We have previously reported on how some media organizations deliberately conceal facts about the sexual abuse of minors, but at least noted that now-convicted former teacher and coach April Bradford at least got some/i> time behind bars, though 3½ years seems awfully light for having sexually abused two female students, including during the students’ middle school years, aged under 14-years-old.

Well, 3½ years is more than no prison time at all!

NJ teacher who had illicit sexual relationship with student avoids prison time after ex-pupils sent court letters of support

By David Propper | Monday, January 29, 2024 | 8:19 AM EST

A New Jersey teacher who had a sexual relationship with a 17-year-old female student evaded prison time last week after her former students sent letters of support to the court ahead of her sentencing.

Unlike so many media organizations, the New York Post did not conceal that the sexual relationship was homosexual in nature. Grooming, anyone?

Ex-Fair Lawn High School graphics arts teacher Christine Knudsen was placed under lifetime parole supervision and forced to register as a sex offender, but won’t see a day behind bars if she doesn’t violate the terms of the sentencing, according to the Bergen Record.

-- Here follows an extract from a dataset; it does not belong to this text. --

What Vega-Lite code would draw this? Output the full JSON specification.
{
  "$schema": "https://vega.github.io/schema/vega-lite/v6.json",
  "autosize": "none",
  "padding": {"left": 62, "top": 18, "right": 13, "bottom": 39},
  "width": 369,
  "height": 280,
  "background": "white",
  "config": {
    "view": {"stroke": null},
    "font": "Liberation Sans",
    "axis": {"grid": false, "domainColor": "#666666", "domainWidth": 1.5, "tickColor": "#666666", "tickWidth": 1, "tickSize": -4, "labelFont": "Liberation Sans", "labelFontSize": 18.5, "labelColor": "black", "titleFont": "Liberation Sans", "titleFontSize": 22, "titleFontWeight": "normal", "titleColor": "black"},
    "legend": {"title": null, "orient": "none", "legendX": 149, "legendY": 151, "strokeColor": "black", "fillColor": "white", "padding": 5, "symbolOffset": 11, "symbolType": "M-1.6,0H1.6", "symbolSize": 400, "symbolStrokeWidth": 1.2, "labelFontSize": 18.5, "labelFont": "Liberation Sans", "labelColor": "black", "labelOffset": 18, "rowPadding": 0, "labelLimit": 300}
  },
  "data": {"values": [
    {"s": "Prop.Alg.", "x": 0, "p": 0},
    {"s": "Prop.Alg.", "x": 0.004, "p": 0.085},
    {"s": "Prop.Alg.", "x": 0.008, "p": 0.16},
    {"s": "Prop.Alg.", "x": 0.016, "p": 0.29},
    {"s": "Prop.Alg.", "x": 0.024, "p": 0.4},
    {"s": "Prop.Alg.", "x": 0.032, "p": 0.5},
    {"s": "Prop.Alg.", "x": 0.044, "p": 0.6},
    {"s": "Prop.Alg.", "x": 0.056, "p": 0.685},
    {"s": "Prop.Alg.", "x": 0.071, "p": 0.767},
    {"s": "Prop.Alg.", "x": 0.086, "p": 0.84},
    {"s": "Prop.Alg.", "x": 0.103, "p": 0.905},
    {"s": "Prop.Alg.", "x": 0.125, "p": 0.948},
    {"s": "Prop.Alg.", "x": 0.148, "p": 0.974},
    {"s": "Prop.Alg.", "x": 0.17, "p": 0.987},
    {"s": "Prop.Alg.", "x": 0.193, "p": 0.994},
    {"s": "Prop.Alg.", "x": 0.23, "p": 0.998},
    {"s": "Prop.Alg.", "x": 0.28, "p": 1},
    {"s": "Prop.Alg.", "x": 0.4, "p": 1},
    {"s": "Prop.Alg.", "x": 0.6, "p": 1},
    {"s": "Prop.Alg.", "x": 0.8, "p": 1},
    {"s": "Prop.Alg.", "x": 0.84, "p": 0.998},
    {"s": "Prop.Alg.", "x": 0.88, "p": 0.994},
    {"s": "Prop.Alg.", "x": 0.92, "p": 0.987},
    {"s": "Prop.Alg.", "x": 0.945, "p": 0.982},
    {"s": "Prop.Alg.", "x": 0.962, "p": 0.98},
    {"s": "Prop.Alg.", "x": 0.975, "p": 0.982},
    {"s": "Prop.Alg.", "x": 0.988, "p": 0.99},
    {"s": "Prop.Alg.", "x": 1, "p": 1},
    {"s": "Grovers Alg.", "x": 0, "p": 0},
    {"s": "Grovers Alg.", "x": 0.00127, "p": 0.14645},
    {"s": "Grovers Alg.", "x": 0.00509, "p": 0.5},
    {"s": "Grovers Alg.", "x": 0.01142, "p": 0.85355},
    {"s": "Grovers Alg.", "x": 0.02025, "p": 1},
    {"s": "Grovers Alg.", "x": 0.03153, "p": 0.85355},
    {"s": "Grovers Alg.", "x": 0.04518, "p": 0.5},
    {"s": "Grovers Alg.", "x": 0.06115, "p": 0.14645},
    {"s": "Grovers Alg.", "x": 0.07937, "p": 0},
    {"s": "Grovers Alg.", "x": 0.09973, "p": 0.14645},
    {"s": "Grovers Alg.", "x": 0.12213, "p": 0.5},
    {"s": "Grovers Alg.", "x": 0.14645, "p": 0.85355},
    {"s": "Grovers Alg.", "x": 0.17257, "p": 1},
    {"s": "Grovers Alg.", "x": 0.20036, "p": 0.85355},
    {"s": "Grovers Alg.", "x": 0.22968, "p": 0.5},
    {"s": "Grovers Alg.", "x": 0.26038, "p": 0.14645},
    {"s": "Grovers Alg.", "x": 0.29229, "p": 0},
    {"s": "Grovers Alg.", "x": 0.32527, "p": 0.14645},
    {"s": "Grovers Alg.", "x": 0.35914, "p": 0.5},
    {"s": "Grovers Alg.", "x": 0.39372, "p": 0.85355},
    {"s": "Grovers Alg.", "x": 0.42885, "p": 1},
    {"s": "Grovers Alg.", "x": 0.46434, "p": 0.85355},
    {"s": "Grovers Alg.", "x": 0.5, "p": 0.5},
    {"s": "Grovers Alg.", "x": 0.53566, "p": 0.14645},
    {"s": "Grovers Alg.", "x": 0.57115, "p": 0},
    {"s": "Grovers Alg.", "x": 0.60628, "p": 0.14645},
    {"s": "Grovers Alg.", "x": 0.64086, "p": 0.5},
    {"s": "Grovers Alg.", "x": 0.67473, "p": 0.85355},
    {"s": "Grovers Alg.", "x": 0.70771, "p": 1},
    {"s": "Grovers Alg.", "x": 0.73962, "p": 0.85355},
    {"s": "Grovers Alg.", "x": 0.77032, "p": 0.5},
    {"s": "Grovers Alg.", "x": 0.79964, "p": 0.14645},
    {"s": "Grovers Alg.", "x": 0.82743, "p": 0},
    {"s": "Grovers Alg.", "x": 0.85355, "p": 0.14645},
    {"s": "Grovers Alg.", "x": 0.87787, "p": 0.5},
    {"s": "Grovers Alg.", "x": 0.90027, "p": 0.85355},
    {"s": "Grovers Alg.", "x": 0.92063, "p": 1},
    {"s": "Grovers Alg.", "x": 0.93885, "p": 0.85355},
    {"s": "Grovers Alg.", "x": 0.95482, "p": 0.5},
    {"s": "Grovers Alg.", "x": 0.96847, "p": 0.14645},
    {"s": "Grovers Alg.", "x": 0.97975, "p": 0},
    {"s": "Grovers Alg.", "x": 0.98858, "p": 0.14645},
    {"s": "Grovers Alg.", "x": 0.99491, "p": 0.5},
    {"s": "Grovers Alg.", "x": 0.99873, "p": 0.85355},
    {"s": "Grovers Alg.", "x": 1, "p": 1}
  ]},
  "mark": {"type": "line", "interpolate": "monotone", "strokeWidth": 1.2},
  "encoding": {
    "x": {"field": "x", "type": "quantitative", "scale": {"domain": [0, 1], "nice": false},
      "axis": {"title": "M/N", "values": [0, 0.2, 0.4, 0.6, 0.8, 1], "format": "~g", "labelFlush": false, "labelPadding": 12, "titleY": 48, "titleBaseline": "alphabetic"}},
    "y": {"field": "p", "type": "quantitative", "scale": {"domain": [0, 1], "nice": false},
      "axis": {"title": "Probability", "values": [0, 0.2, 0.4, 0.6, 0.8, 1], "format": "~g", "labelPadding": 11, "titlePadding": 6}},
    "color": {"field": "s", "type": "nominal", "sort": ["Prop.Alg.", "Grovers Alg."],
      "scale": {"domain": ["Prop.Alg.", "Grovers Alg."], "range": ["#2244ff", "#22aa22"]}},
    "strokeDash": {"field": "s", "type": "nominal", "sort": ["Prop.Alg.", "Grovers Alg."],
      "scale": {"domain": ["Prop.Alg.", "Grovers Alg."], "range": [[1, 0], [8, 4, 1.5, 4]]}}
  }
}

She’s also reportedly prohibited from having any contact with her victim as part of a three-year suspended sentence tied to her illicit sexual relationship with the teenage student that lasted nearly a year in 2017.

The relationship was technically legal because the victim was the age of consent, but for the sentencing, the student was considered a child, the local newspaper reported.

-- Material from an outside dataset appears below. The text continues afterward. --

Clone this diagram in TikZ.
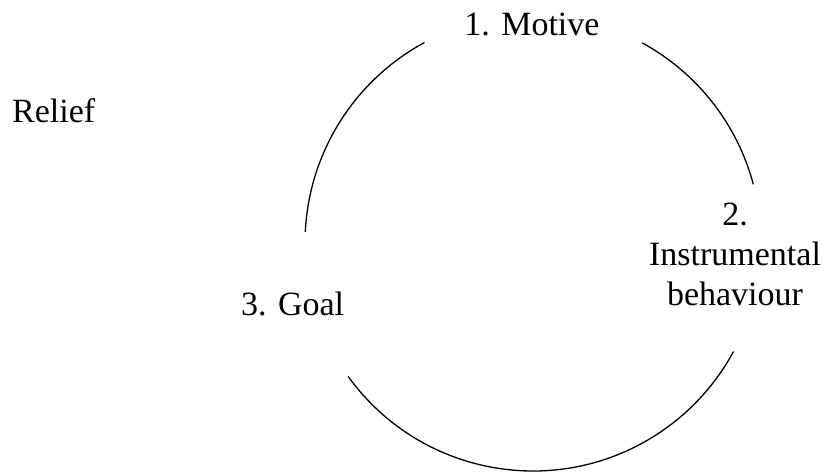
\documentclass[tikz,border=0pt]{standalone}
\usepackage{fontspec}
\setmainfont{Liberation Serif}
\begin{document}
\begin{tikzpicture}[x=1pt,y=-1pt,
  lbl/.style={inner sep=0pt,font=\fontsize{34}{40}\selectfont},
  cyc/.style={line width=1.3pt,black}]
\useasboundingbox (0,0) rectangle (827,472);
\coordinate (c) at (533,243);
\node[lbl,anchor=base] (motive) at (532,35) {1. Motive};
\node[lbl,anchor=base west] (relief) at (12,122) {Relief};
\node[lbl,anchor=base west] (goal) at (241,315) {3. Goal};
\node[lbl,anchor=base,align=center] (instr) at (735,305) {2.\\Instrumental\\behaviour};
\draw[cyc] (c) ++(-118.4:228) arc[start angle=-118.4,end angle=-177.2,radius=228];
\draw[cyc] (c) ++(-61.4:228) arc[start angle=-61.4,end angle=-14.9,radius=228];
\draw[cyc] (c) ++(144.2:228) arc[start angle=144.2,end angle=28.4,radius=228];
\end{tikzpicture}
\end{document}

Am I an [insert slang term for the anus here] for suggesting that any school district which hires a teacher with tattoos like that ought to be liable for that teacher’s crimes?

“Parents send their kids to school every day, trusting they will be safe in the care of their teachers,” Bergen County Judge Nina Remson said Wednesday, according to the outlet. “And there is a very strong need to deter not only Ms. Knudsen, but all citizens from violations of the law, especially in this nature involving a breach of trust between the teacher and the student.”

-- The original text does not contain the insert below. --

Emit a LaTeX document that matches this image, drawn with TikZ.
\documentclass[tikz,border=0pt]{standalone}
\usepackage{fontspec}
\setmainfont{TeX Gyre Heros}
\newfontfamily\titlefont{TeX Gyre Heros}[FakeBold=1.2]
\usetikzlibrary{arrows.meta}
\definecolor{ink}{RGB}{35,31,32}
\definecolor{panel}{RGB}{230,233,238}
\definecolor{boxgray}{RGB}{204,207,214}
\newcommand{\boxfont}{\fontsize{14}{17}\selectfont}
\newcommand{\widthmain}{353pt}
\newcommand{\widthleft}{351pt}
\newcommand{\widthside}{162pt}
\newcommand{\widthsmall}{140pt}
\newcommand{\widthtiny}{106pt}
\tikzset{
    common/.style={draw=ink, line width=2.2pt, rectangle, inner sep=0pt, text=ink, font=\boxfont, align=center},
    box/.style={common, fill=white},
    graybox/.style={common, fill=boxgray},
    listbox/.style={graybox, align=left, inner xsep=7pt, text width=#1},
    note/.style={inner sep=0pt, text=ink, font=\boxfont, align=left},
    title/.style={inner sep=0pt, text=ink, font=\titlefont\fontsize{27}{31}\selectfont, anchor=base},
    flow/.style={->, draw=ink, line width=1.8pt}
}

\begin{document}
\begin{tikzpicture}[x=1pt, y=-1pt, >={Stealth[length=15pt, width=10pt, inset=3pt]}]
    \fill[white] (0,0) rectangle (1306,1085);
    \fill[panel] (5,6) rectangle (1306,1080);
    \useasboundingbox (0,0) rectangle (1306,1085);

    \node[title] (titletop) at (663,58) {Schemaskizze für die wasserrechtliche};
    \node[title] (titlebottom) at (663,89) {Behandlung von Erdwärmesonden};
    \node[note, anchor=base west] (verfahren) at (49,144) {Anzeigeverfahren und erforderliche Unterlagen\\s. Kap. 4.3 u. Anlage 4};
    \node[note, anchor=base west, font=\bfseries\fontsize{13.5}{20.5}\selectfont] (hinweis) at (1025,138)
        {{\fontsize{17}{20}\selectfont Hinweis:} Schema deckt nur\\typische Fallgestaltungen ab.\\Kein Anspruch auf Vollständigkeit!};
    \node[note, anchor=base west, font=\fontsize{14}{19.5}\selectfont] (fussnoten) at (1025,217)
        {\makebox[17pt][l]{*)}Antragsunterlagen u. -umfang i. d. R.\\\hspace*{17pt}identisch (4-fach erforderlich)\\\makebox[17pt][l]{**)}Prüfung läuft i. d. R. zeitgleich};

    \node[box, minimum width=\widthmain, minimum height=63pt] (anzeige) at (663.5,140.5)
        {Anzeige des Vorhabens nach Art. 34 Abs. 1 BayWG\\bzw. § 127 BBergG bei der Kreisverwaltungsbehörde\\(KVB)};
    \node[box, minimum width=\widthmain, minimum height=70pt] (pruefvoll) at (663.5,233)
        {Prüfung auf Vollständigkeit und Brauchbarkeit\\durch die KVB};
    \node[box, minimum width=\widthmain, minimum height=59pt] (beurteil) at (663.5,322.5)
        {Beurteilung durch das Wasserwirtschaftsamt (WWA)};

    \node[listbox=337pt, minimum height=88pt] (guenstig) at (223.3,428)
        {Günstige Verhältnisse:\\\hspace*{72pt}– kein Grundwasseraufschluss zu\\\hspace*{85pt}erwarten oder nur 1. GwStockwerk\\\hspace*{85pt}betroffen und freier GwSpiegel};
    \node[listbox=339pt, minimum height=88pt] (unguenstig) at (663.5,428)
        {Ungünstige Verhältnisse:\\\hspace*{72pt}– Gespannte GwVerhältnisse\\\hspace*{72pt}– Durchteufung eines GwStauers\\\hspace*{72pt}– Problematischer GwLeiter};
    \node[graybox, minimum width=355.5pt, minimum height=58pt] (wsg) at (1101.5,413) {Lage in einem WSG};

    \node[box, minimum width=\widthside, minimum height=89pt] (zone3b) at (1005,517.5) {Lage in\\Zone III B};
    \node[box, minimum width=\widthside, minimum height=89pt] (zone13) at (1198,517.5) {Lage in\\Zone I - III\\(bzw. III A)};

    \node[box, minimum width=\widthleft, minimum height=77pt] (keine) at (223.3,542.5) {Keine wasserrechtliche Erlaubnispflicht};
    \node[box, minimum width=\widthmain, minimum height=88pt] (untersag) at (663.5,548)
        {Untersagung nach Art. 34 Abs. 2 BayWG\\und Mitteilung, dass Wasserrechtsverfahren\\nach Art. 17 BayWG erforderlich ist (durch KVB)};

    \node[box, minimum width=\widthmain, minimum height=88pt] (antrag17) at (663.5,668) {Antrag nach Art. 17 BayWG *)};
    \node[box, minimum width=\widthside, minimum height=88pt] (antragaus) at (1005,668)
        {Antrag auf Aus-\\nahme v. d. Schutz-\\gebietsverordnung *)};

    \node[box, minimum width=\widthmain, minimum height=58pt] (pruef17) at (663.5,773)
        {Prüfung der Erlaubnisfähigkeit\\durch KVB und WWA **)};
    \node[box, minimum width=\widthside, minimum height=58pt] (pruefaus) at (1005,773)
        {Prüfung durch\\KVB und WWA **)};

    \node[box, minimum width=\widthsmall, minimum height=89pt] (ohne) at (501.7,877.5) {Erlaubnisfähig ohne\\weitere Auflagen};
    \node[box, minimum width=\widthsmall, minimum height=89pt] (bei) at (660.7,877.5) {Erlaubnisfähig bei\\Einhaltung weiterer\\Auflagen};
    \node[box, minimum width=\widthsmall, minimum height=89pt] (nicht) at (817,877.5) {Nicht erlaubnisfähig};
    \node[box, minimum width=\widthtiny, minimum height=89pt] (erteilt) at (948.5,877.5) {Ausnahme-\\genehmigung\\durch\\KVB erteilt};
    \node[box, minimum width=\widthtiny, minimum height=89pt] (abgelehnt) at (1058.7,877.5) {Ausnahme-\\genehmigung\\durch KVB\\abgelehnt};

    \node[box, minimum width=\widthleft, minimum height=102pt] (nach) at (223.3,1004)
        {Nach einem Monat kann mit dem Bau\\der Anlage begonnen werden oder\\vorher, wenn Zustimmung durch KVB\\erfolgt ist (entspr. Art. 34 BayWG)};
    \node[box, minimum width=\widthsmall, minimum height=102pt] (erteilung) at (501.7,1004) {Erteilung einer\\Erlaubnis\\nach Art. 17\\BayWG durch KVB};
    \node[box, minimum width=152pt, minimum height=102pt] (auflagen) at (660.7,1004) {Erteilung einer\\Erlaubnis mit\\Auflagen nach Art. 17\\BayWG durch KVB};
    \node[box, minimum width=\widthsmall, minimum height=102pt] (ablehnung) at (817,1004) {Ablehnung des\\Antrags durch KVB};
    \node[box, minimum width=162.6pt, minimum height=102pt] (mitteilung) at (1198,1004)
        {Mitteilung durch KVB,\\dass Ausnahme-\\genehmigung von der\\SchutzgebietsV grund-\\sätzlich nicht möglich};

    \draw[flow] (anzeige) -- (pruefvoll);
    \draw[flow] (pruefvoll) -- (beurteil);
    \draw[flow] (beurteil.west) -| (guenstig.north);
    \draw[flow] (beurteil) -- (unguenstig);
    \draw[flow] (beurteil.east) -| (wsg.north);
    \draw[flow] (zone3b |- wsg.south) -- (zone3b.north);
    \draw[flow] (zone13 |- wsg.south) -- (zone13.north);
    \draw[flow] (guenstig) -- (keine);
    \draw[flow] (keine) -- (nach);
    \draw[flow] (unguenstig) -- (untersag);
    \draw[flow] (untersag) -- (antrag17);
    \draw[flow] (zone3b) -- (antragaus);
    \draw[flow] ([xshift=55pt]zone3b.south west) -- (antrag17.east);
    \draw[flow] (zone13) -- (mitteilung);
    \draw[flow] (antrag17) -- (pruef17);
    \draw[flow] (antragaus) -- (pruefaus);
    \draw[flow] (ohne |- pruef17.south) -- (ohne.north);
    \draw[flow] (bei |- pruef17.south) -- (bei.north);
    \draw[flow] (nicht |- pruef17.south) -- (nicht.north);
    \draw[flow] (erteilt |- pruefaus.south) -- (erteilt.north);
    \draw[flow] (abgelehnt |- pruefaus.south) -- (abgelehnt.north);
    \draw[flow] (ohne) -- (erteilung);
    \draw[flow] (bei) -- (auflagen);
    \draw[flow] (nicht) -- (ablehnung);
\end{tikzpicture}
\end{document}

I would point out here that Miss Knudsen is listed in other sources — the Post did not include this — as being 46 years old, and when the abuse occurred in 2017, would have been 39 years-old. This isn’t some Romeo and Juliet type age difference, but Josh Kruger/Robert Davis level stuff.

Knudsen pleaded guilty in July to reckless endangerment after she was initially charged with sexual assault in 2021. She met the victim when the student joined the school’s drama club, which she advised, the Record reported.

The former educator’s lawyer in court last week blamed multiple troubles in her life, including substance abuse, for the inappropriate relationship.

“(S)ubstance abuse”? Is Miss Knudsen an alcoholic, or was she using stuff for which she could and should have been drug tested? Shouldn’t all teachers be subject to routine drug testing?

Knudsen, who taught for two decades, had a positive influence on her classes, according to letters of support from ex-students, Assistant Prosecutor Stephen Bollenbach said, though he pointed out the relationship with the victim violated the trust between educator and pupil.

He described the plea deal as “justice tempered with mercy.”

Yeah, uh huh, right. It certainly is not justice tempered with deterrence!

Of course, there probably is some deterrence there, because who would think that a 39-year-old male teacher who seduced a 17-year-old female student would just get probation?